PHARMACOPÉE SANS FRONTIÈRES
Une autre information valant son pesant de cacahuètes, et, hasard objectif, la même semaine, ébouriffait le monde médical, soucieux de restaurer sa « vertu », après les grippe porcine, anthrax, mediator, implants PIP, on en oublie, tellement ça s’accumule. Mais redorer son blason en criant haro sur le drogué, c’est, comment dirais-je, « électoral »  :
Empruntant le vocabulaire atlantiste des agences de notation (entreprendre le lexique de ce langage de la domination serait une tâche surhumaine), les autorités médicales plaçaient le Tramadol sous surveillance négative. Celle-ci se révélait non moins tragi-comique pour votre serviteur. En effet, dans Vint, le Roman noir des drogues en Ukraine (Payot, Documents, 2006, épuisé), j’avais relevé les circonstances dans lesquelles le Tramadol, alors virtuellement  inconnu en Europe occidentale, était utilisé par les toxicos d’Ukraine, privés de leurs poisons favoris par… la Révolution Orange — à l’heure où le pays était dans le collimateur des journalistes étrangers, les drogues, dont le trafic implique tout le monde et en premier lieu les autorités locales, ne circulaient plus. Certes, ce livre, à une époque où l’Est n’intéressait pas encore grand monde, fut un four, à peu d’exceptions près — la plus notable étant la Croix-Rouge française qui finança à la suite de cet ouvrage, l’organisation Club Narcotiques anonymes de Kiev avec laquelle j’avais mené mon enquête. Néanmoins, on eut pu s’attendre à plus d’attention et de curiosité de la part des organismes chargés de la gestion de nos vies d’esclaves dans ses détails les plus intimes. Ou bien, — comme je le remarquais dans le roman Milieu hostile (Baleine, 2011) qui revenait sur le terrain ukrainien des drogues — des intérêts supérieurs, financiers, européens, pharmaceutiques étaient en jeu. La Théorie du complot diront les bien-pensants (un autre terme du lexique dominant, qui prétend supprimer le complot en accusant celui dont les yeux se dessillent de paranoïa — l’opprobre, toujours l’opprobre : drogué, fou, idéaliste). Peut-être, mais en attendant, il s’est fourgué un max de Tramadol, jusqu’au prochain substitut sur lequel on fermera les yeux le temps d’assurer sa rentabilité. Il est notable, du reste, qu’une bonne partie du marché des drogues de rue est désormais consacré à la revente de médicaments. Il suffit de passer au métro Château-Sub (utex) un jour de semaine à l’heure de pointe, pour s’en assurer. Quelle part d’hypocrisie, et de concurrence entre les fabricants des drogues « légales », bénéficiant de ce commerce souterrain, et les fabricants de drogues « illégales », entre en jeu, le verdict appartient au lecteur.

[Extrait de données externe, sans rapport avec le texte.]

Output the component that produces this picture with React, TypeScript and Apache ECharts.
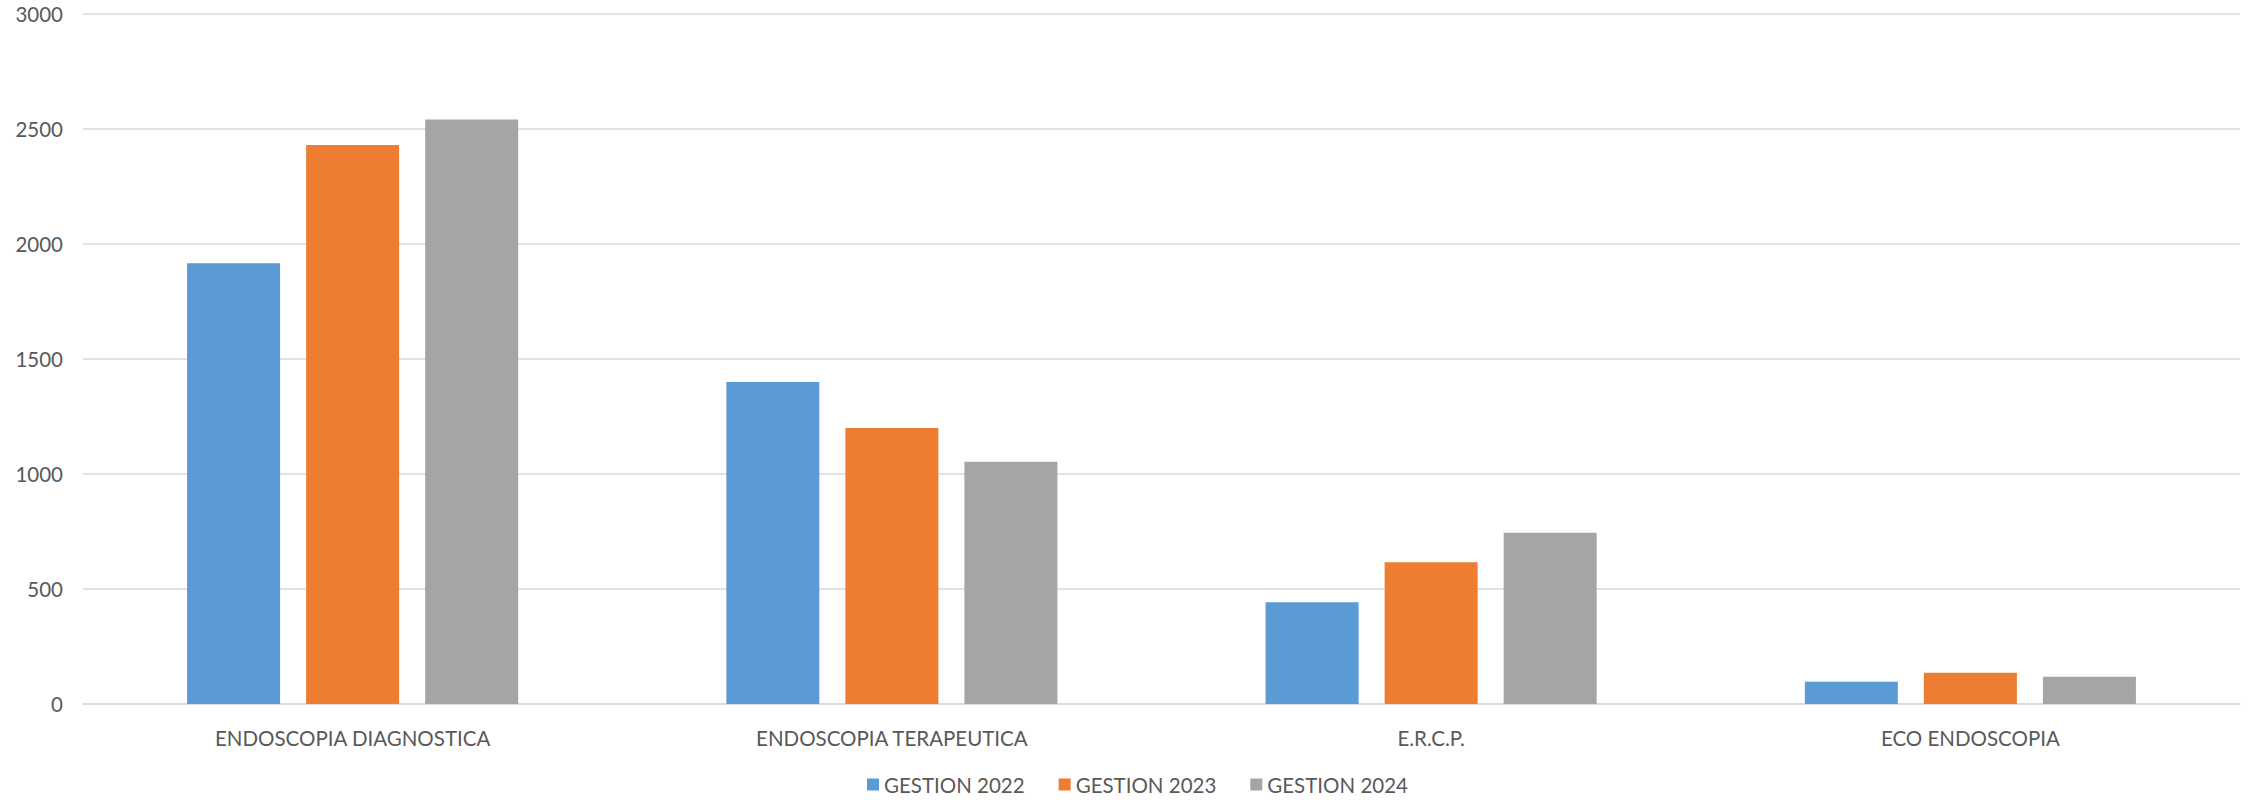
import React, { useEffect, useRef } from "react";
import * as echarts from "echarts";

const categories = ["ENDOSCOPIA DIAGNOSTICA", "ENDOSCOPIA TERAPEUTICA", "E.R.C.P.", "ECO ENDOSCOPIA"];
const seriesNames = ["GESTION 2022", "GESTION 2023", "GESTION 2024"];
const gestion2022 = [1916, 1400, 442, 97];
const gestion2023 = [2430, 1200, 616, 136];
const gestion2024 = [2541, 1053, 745, 119];
const colors = ["#5B9BD5", "#ED7D31", "#A5A5A5"];

const FONT = "Lato, 'Noto Sans', sans-serif";
const TEXT = "#595959";

export default function App() {
  const ref = useRef<HTMLDivElement>(null);
  useEffect(() => {
    document.body.style.margin = "0";
    const chart = echarts.init(ref.current!, null, { renderer: "svg" });
    const values = [gestion2022, gestion2023, gestion2024];
    chart.setOption({
      animation: false,
      backgroundColor: "#ffffff",
      grid: { left: 83, right: 9, top: 14, bottom: 98, containLabel: false },
      legend: {
        bottom: 2,
        left: 862,
        itemWidth: 12,
        itemHeight: 12,
        itemGap: 34,
        icon: "rect",
        textStyle: { color: TEXT, fontFamily: FONT, fontSize: 20.5, padding: [0, 0, 0, 0] },
        data: seriesNames,
      },
      xAxis: {
        type: "category",
        data: categories,
        axisLine: { show: true, lineStyle: { color: "#D9D9D9", width: 1.5 } },
        axisTick: { show: false },
        axisLabel: { color: TEXT, fontFamily: FONT, fontSize: 20.5, margin: 23 },
      },
      yAxis: {
        type: "value",
        min: 0,
        max: 3000,
        interval: 500,
        axisLine: { show: false },
        axisTick: { show: false },
        axisLabel: {
          color: TEXT,
          fontFamily: FONT,
          fontSize: 20.5,
          margin: 20,
          formatter: (v: number) => String(v),
        },
        splitLine: { lineStyle: { color: "#D9D9D9", width: 1.5 } },
      },
      series: seriesNames.map((name, i) => ({
        name,
        type: "bar",
        data: values[i],
        barWidth: 93,
        barGap: "28%",
        itemStyle: { color: colors[i] },
      })),
    });
    return () => chart.dispose();
  }, []);
  return <div ref={ref} style={{ position: "fixed", left: 0, top: 0, width: 2249, height: 802 }} />;
}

La seule certitude, c’est que depuis toujours l’humanité s’est servie de drogues pour altérer sa perception et en tirer du plaisir, et que la répression n’y a jamais rien changé, entretenant au contraire tant la pègre et ses investissements dans la société civile — que les organes chargés de la répression des stupéfiants, la magistrature, la défense légale, l'administration pénitentiaire (aujourd'hui en partie privatisée), la nomenklatura médicale, etc.